(Click here for Sarah’s Nostradamus on Matthew McConaughey. As I said then, she’s a big ball hitter.)

Back in May in my Cannes preview, I noted that Matthew McConaughey was having a busy year, with five movies, including Cannes’ selections Mud and The Paperboy. It was for two other movies—Bernie and Magic Mike—though, that Matthew McConaughey is the recipient of a New York Film Critics’ Circle Award for Best Supporting Actor. These awards are the first real Oscar prognosticators we have—NYFCC winners have a 90% success rate in landing subsequent Oscar nods. Which means that what I wrote in that Cannes preview on May 16, Sarah pencils in Matthew McConaughey for an Oscar nomination in 2013, has a 90% chance of coming true.

Ha! Allow me a mini-gloat.

It’s not in the bag, though. There’s still that 10% chance of it not happening, which is why I don’t want to full-on gloat.

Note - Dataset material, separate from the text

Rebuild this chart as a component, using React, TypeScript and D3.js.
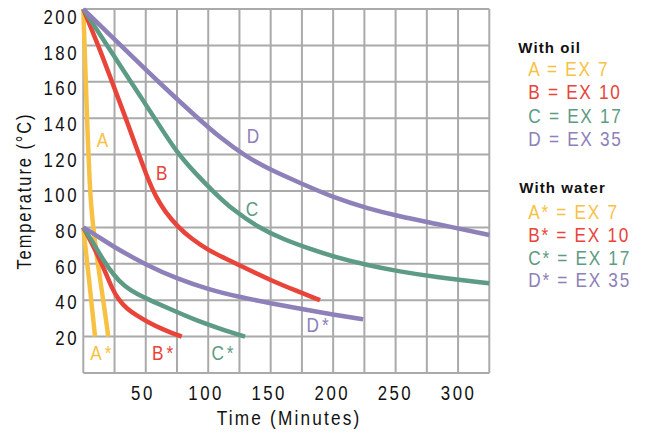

The Best Supporting Actor race is, like the Best Actor category, crazy competitive this year. Not only that, it’s a category dominated by industry stalwarts—the average of the current favorites is like 417, with Tommy Lee Jones, Robert De Niro and Alan Arkin being virtual locks. Phillip Seymour Hoffman is also a heavy favorite, but Russell Crowe and Eddie Redmayne are making recent surges as critics are now seeing Les Miserables. Django Unchained will start screening soon, which will put some grease on the wheels of the Leonardo DiCaprio train. And then there’s another of the venerable gents of acting, Hal Holbrook, who could get the Ruby Dee You’re Still Alive And We Love That nomination for Promised Land.

My list of nominees currently stands at Jones, De Niro, Arkin (because I think Argo is going to get a ton of nominations but he’s the only viable acting nod), and Hoffman, but that fifth spot is the one everyone is fighting for. Though the competition is stiff, especially from Crowe (although maybe his weak singing torpedoes him), and DiCaprio (because the Academy likes him and they’ll love that he’s playing against type in Django). And another issue facing McConaughey—besides the overall competiveness of the category—is the question of which movie to nominate him for. Magic Mike is the most widely known, but the lesser-seen Bernie is the best of his supporting performances, and unlike the New York critics, the Academy will have to pick just one. But with the NYFCC award in his pocket, McConaughey just threw his chips on the table and is making a real play for an upset.

This year is THE BEST.

(Lainey: how do you feel if you’re DeNiro, Arkin, Hoffman, and the others that New York - DeNiro’s town! - just told them that MATTHEW MCCONAUGHEY was better?)